International Media Phubar: The Need to Rhetorically Guard our Jewish Homeland

From horrendous headlines to content made of blather, the media remain unrelentingly anti-Semitic, hence unrelentingly anti-Israel. It’s not so much an “Arab Spring” or the Palestinian Movement’s proposed UN do-se-do, in September, with which we have to be concerned, but with sloppy reporting and with sloppy consumption of those ideas that are given over.
 
In no small part, it is by dint of questionable witnessing that our enemies have experienced many successes in whittling away our land and in otherwise denuding our heritage. Consider the lack of careful reporting on the Itamar massacre. Consider the world’s focus not on the actual murders near Eilat, but on the probable loss of material goods in Washington and in New York.
 
The “proper”'' roles for government and for media get muddled time and again as heads of state look for election gold and as heads of broadcast agencies look for gold, for silver, and for other sources of revenue. Although Israel remains democracy’s best Middle Eastern ally, leaders seem willing to cash in on the immediate gratification of an uninterrupted flow of oil or on the ability to place correspondents in risky regions over the proprieties of truth, of justice and of an authentic way of doing business.
 
Per the former, many mighty nations have asked Israel to defer defending itself as well as have asked Israel to cede components of her sovereignty. They admit publically that they care more for their pockets and less for the Jewish homeland. Often those ill-advised political deeds and the motives behind them go unreported in the media.
 
Per the latter, just as Sino fashion, food and folklore became popular during the Nixon administration, in no small part as a means of retooling common thought about specific international relations, these days, Arab fashion, food and folklore have become the frenzied choice of the media. It’s not accidental that, for example, The New York Times, over the last decade, has featured more Arab-friendly language and images on its front page than it had in all of the previous decades combined or that the publication has engaged in increasingly egregious acts of Jew bashing. Likewise it ought to surprise no one that for several seasons the Canadian Broadcasting Corporation has co-opted Laura Ingalls Wilder’s books about family values, about love, about friendship, and about faith, presenting them as an ethical mash known as Little Mosque on the Prairie (more on this particular aberration in another blog posting).
 
As long as it’s lucrative and trendy to use media channels to wallop Israel, few media gatekeepers or the agencies that observe them, will protest the newest wave of bias account giving. This dilemma, moreover, leads to a second problem; few citizens question the pabulum fed to them by news outlets.
 
Consequently, politicians that are rabidly hostile to Jewish needs get reelected and public sources of information that glower with anti-Semitism get reified for irresponsible communication. Pack journalism, questionable media research, and biased reporting, i.e.  unethical media practices, get intertwined with motives of government and of publics in such a way as that they shore up the additional problems of unethical international policy and of unethical citizen responses to global issues.
 
It seems as though no one cares any longer about the confusion of “proper” notions of policy and freedom with inflated ones.
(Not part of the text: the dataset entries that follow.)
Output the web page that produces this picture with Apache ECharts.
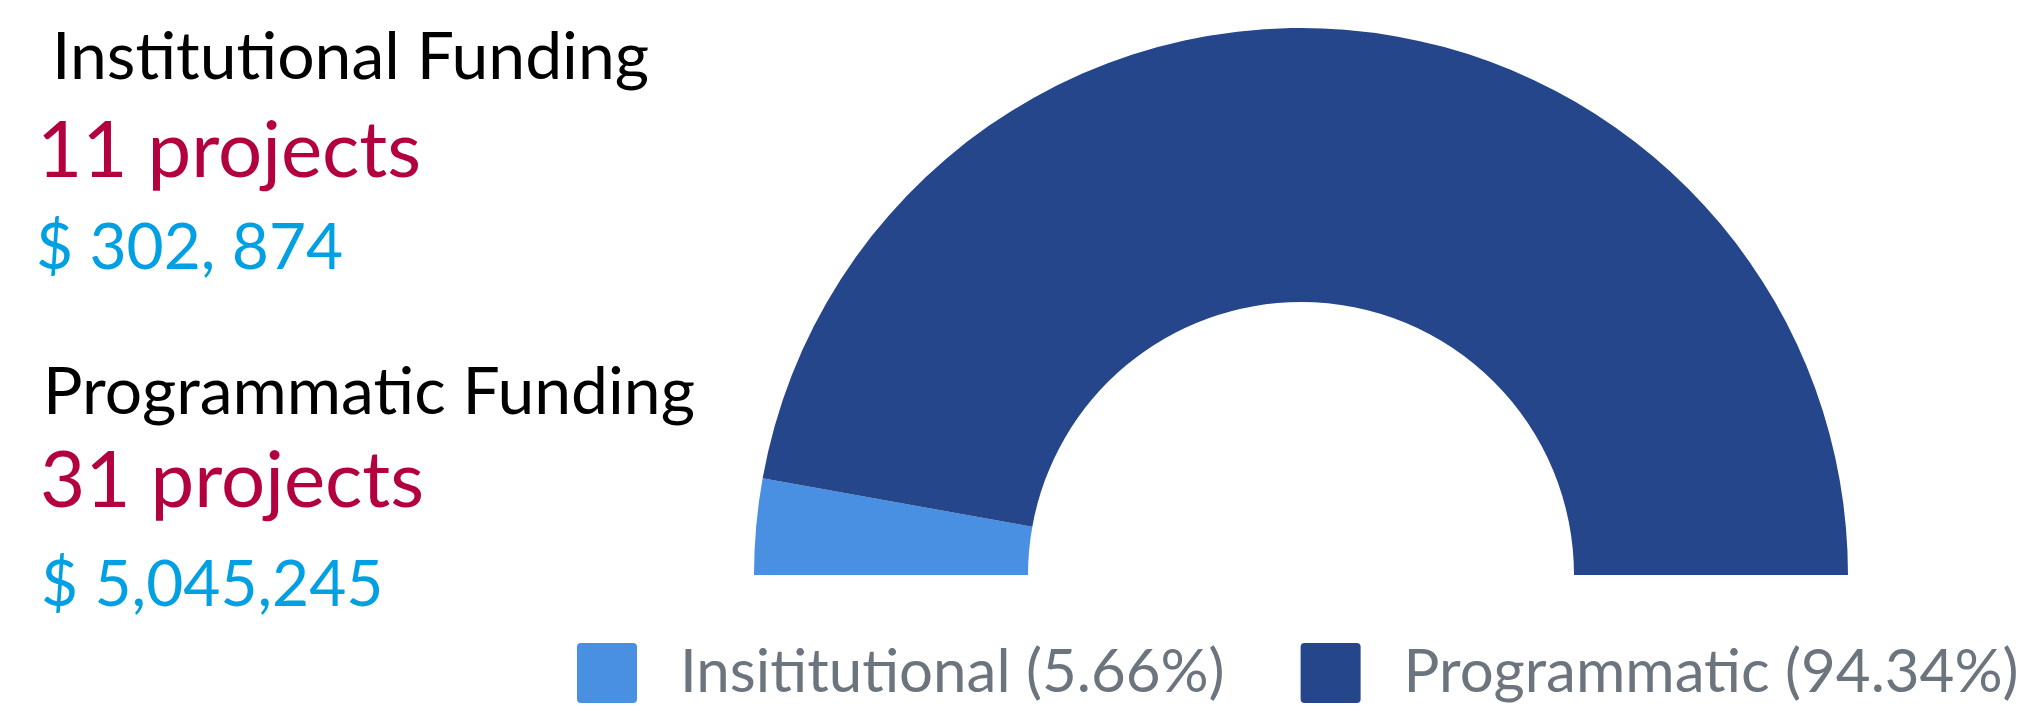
<!DOCTYPE html>
<html>
<head>
<meta charset="utf-8">
<script src="https://cdn.jsdelivr.net/npm/echarts@6/dist/echarts.min.js"></script>
<style>
  html, body { margin: 0; padding: 0; background: #fff; }
  #funding { width: 2020px; height: 711px; }
</style>
</head>
<body>
<div id="funding"></div>
<script>
var categories = ['Insititutional', 'Programmatic'];
var amounts = [302874, 5045245];
var headings = ['Institutional Funding', 'Programmatic Funding'];
var projectCounts = [11, 31];
var amountLabels = ['$ 302, 874', '$ 5,045,245'];
var colors = ['#4a90e2', '#25468a'];

var total = amounts.reduce(function (a, b) { return a + b; }, 0);
var pct = {};
categories.forEach(function (c, i) {
    pct[c] = (amounts[i] / total * 100).toFixed(2);
});

var chart = echarts.init(document.getElementById('funding'));

// left hand text blocks, one per funding type
var blockTop = [0, 335];
var texts = [];
headings.forEach(function (h, i) {
    var dy = blockTop[i];
    texts.push({
        type: 'text',
        style: { text: h, x: i === 0 ? 52 : 43, y: 58 + dy, verticalAlign: 'middle',
                 font: '66px Lato', fill: '#000' }
    });
    texts.push({
        type: 'text',
        style: { text: projectCounts[i] + ' projects', x: i === 0 ? 37 : 40, y: 151.5 + (i ? 330 : 0), verticalAlign: 'middle',
                 font: '78px Lato', fill: '#b3003e' }
    });
    texts.push({
        type: 'text',
        style: { text: amountLabels[i], x: i === 0 ? 36 : 41, y: 248 + (i ? 337 : 0), verticalAlign: 'middle',
                 font: '64px Lato', fill: '#00a0e3' }
    });
});

var option = {
    animation: false,
    color: colors,
    legend: {
        left: 577,
        top: 643,
        padding: 0,
        itemWidth: 60,
        itemHeight: 60,
        itemGap: 76,
        icon: 'path://M4,0 H56 Q60,0 60,4 V56 Q60,60 56,60 H4 Q0,60 0,56 V4 Q0,0 4,0 Z',
        data: categories,
        formatter: function (name) {
            return name + ' (' + pct[name] + '%)';
        },
        textStyle: {
            fontFamily: 'Lato',
            fontSize: 60,
            color: '#6c757d',
            padding: [0, 0, 0, 38]
        }
    },
    graphic: texts,
    series: [
        {
            type: 'pie',
            center: [1301, 575],
            radius: [273, 547],
            startAngle: 180,
            endAngle: 360,
            silent: true,
            label: { show: false },
            labelLine: { show: false },
            itemStyle: { borderWidth: 0 },
            data: categories.map(function (c, i) {
                return { name: c, value: amounts[i] };
            })
        }
    ]
};

chart.setOption(option);
</script>
</body>
</html>
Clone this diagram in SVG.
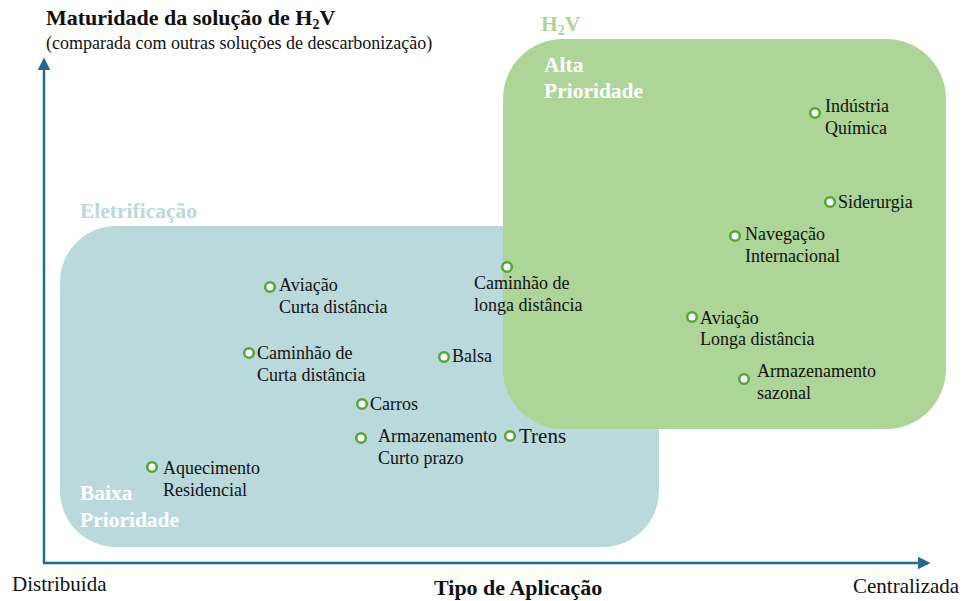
<svg xmlns="http://www.w3.org/2000/svg" width="965" height="601" viewBox="0 0 965 601">
<defs>
<style>
.dot{fill:#fff;stroke:#55A736;stroke-width:2.6}
.ax{stroke:#236A8E;stroke-width:2.5;fill:none}
</style>
<marker id="ar" viewBox="0 0 10 10" refX="8" refY="5" markerWidth="5" markerHeight="5" orient="auto">
<path d="M0,0 L10,5 L0,10 z" fill="#236A8E"/>
</marker>
</defs>
<rect width="965" height="601" fill="#fff"/>
<g id="eletrificacao" font-family="Liberation Serif, serif" font-size="21.5" font-weight="bold">
<rect x="60" y="226" width="599" height="321" rx="56" ry="56" fill="#B9D9DC"/>
<text x="80" y="218" fill="#B9D9DC">Eletrificação</text>
<text x="80" y="500" fill="#fff">Baixa</text>
<text x="80" y="527" fill="#fff">Prioridade</text>
</g>
<g id="h2v" font-family="Liberation Serif, serif" font-size="21.5" font-weight="bold">
<rect x="503" y="39" width="443" height="390" rx="60" ry="60" fill="#ADD597"/>
<text x="541" y="31" fill="#ADD597">H<tspan font-size="14" dy="4">2</tspan><tspan dy="-4">V</tspan></text>
<text x="544" y="72" fill="#fff">Alta</text>
<text x="544" y="98" fill="#fff">Prioridade</text>
</g>
<g id="connectors">
<line x1="44" y1="563" x2="44" y2="60" class="ax" marker-end="url(#ar)"/>
<line x1="43" y1="563" x2="928" y2="563" class="ax" marker-end="url(#ar)"/>
</g>
<g id="titulo" font-family="Liberation Serif, serif" fill="#111">
<text x="46" y="25" font-size="22" font-weight="bold">Maturidade da solução de H<tspan font-size="14" dy="4">2</tspan><tspan dy="-4">V</tspan></text>
<text x="46" y="49" font-size="18">(comparada com outras soluções de descarbonização)</text>
</g>
<g id="eixo-x" font-family="Liberation Serif, serif" fill="#111">
<text x="12" y="591" font-size="21">Distribuída</text>
<text x="434" y="595" font-size="22" font-weight="bold">Tipo de Aplicação</text>
<text x="853" y="593" font-size="21">Centralizada</text>
</g>
<g font-family="Liberation Serif, serif" font-size="18" fill="#111">
<g id="industria-quimica"><circle cx="815" cy="113" r="4.8" class="dot"/><text x="825" y="112">Indústria</text><text x="825" y="134">Química</text></g>
<g id="siderurgia"><circle cx="830" cy="202" r="4.8" class="dot"/><text x="838" y="208">Siderurgia</text></g>
<g id="navegacao"><circle cx="735" cy="236" r="4.8" class="dot"/><text x="745" y="240">Navegação</text><text x="745" y="262">Internacional</text></g>
<g id="aviacao-longa"><circle cx="692" cy="317" r="4.8" class="dot"/><text x="700" y="324">Aviação</text><text x="700" y="345">Longa distância</text></g>
<g id="armazenamento-sazonal"><circle cx="744" cy="379" r="4.8" class="dot"/><text x="757" y="377">Armazenamento</text><text x="757" y="399">sazonal</text></g>
<g id="caminhao-longa"><circle cx="507" cy="267" r="4.8" class="dot"/><text x="474" y="289">Caminhão de</text><text x="474" y="311">longa distância</text></g>
<g id="aviacao-curta"><circle cx="270" cy="287" r="4.8" class="dot"/><text x="279" y="291">Aviação</text><text x="279" y="313">Curta distância</text></g>
<g id="caminhao-curta"><circle cx="249" cy="353" r="4.8" class="dot"/><text x="257" y="359">Caminhão de</text><text x="257" y="381">Curta distância</text></g>
<g id="balsa"><circle cx="444" cy="357" r="4.8" class="dot"/><text x="452" y="362">Balsa</text></g>
<g id="carros"><circle cx="362" cy="404" r="4.8" class="dot"/><text x="370" y="410">Carros</text></g>
<g id="armazenamento-curto"><circle cx="361" cy="438" r="4.8" class="dot"/><text x="378" y="442">Armazenamento</text><text x="378" y="464">Curto prazo</text></g>
<g id="trens"><circle cx="510" cy="436" r="4.8" class="dot"/><text x="519" y="443" font-size="21">Trens</text></g>
<g id="aquecimento"><circle cx="152" cy="467" r="4.8" class="dot"/><text x="163" y="474">Aquecimento</text><text x="163" y="496">Residencial</text></g>
</g>
</svg>
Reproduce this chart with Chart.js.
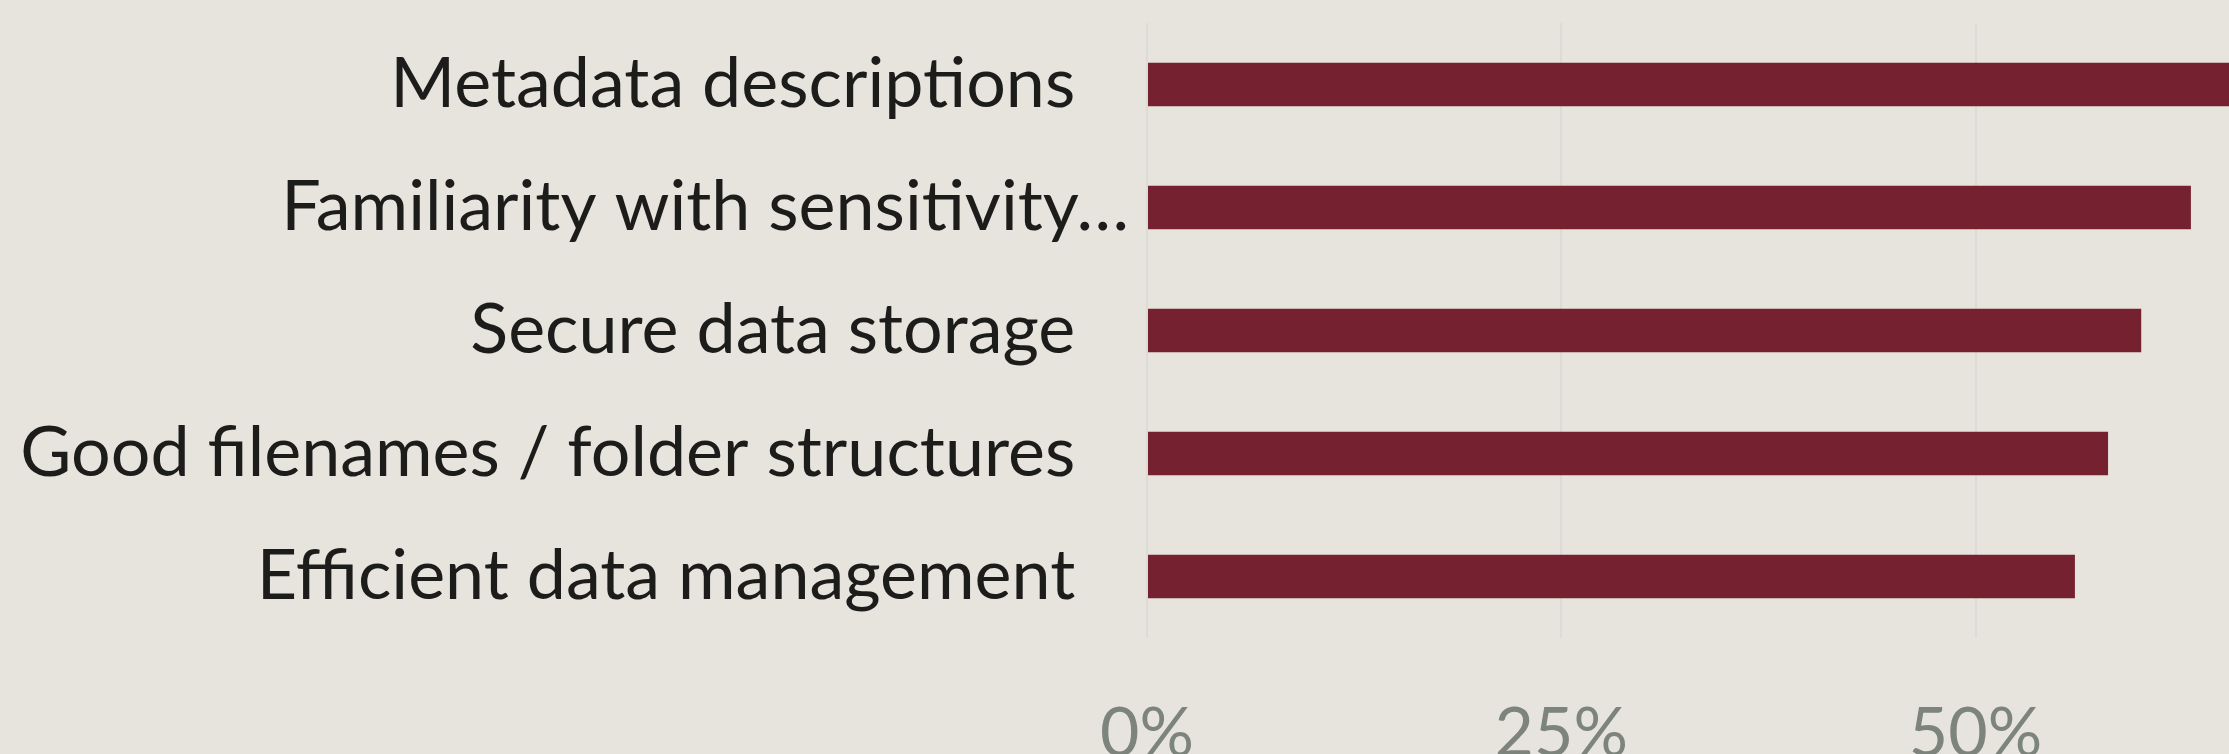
<!DOCTYPE html>
<html>
<head>
<meta charset="utf-8">
<script src="https://cdn.jsdelivr.net/npm/chart.js@4.4.1/dist/chart.umd.min.js"></script>
<style>
  html, body { margin: 0; padding: 0; background: #E7E4DE; overflow: hidden; width: 2229px; height: 754px; }
  #wrap { position: absolute; left: 0; top: 0; width: 3004px; height: 800px; }
  canvas { display: block; }
</style>
</head>
<body>
<div id="wrap"><canvas id="c" width="3004" height="800"></canvas></div>
<script>
const categories = [
  "Metadata descriptions",
  "Familiarity with sensitivity…",
  "Secure data storage",
  "Good filenames / folder structures",
  "Efficient data management"
];
const shareValues = [67, 63, 60, 58, 56];
const tickValues = [0, 25, 50, 75, 100];

const FONT = "Lato";

new Chart(document.getElementById('c'), {
  type: 'bar',
  data: {
    labels: categories,
    datasets: [{
      data: shareValues,
      backgroundColor: '#76212F',
      borderWidth: 0,
      categoryPercentage: 1,
      barPercentage: 0.354
    }]
  },
  options: {
    indexAxis: 'y',
    responsive: false,
    animation: false,
    devicePixelRatio: 1,
    layout: { padding: { top: 23, left: 0, right: 200, bottom: 0 } },
    plugins: { legend: { display: false }, tooltip: { enabled: false } },
    scales: {
      x: {
        min: 0, max: 100,
        afterBuildTicks: (s) => { s.ticks = tickValues.map(v => ({ value: v })); },
        afterFit: (s) => { s.height = 162; s.paddingLeft = 0; s.paddingRight = 0; },
        border: { display: false },
        grid: { color: '#DCDBD5', lineWidth: 2, drawTicks: false },
        ticks: {
          padding: 55,
          color: '#7D847C',
          font: { family: FONT, size: 68 },
          callback: (v) => v + '%'
        }
      },
      y: {
        afterFit: (s) => { s.width = 1147; s.paddingTop = 0; s.paddingBottom = 0; },
        border: { display: false },
        grid: { display: false, drawTicks: false },
        ticks: {
          padding: 18,
          color: '#1C1C1A',
          font: { family: FONT, size: 70 },
          callback: function (v) {
            const t = this.getLabelForValue(v);
            return t.endsWith('…') ? t : t + '   ';
          }
        }
      }
    }
  }
});
</script>
</body>
</html>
The passing on of news and of other information continues to degenerate. People assimilate more and more balderdash.
 
However, even if other nations are willing to allow their social and moral duties to slide, we can not afford such indolence. Halakah forbids us from relying on miracles. Just as the Temple will not fall from the sky and we have to help build it, we can not and ought not to wait for benevolent social channels to speak well of our land and of our people.
 
Beyond groups like the Jewish Internet Defense Force and Hasbara, it behooves us to back or, better yet, to actively participate in, small and large efforts to disseminate favorable information about Jews and about our mother country, Israel.  As Alvin H. Rosenfeld, Director, Institute for the Study of Contemporary Antisemitism and Irving M. Glazer Chair in Jewish Studies, Indiana University, Bloomington,  suggests in “Rhetorical Violence and the Jews: Critical Distance,” “[l]anguage matters, and its contamination by thoughtless or malicious people can be invidious.”
 
By placing our thoughts front and center in the world media, we can start to reclaim what is rightfully ours. It is far more important, after all, that we assume our duty in describing “Israel,” and in delineating “Jewishness” than that we make sure that the price of gasoline remains relatively “affordable” for privileged others who want to simultaneously power three family cars, than foreign governments’ fat cats can once more claim seats of power or than media chiefs can impact the masses through unfavorable coverage. Even if the international presses remain in a phubar state, we can rhetorically guard our holy land.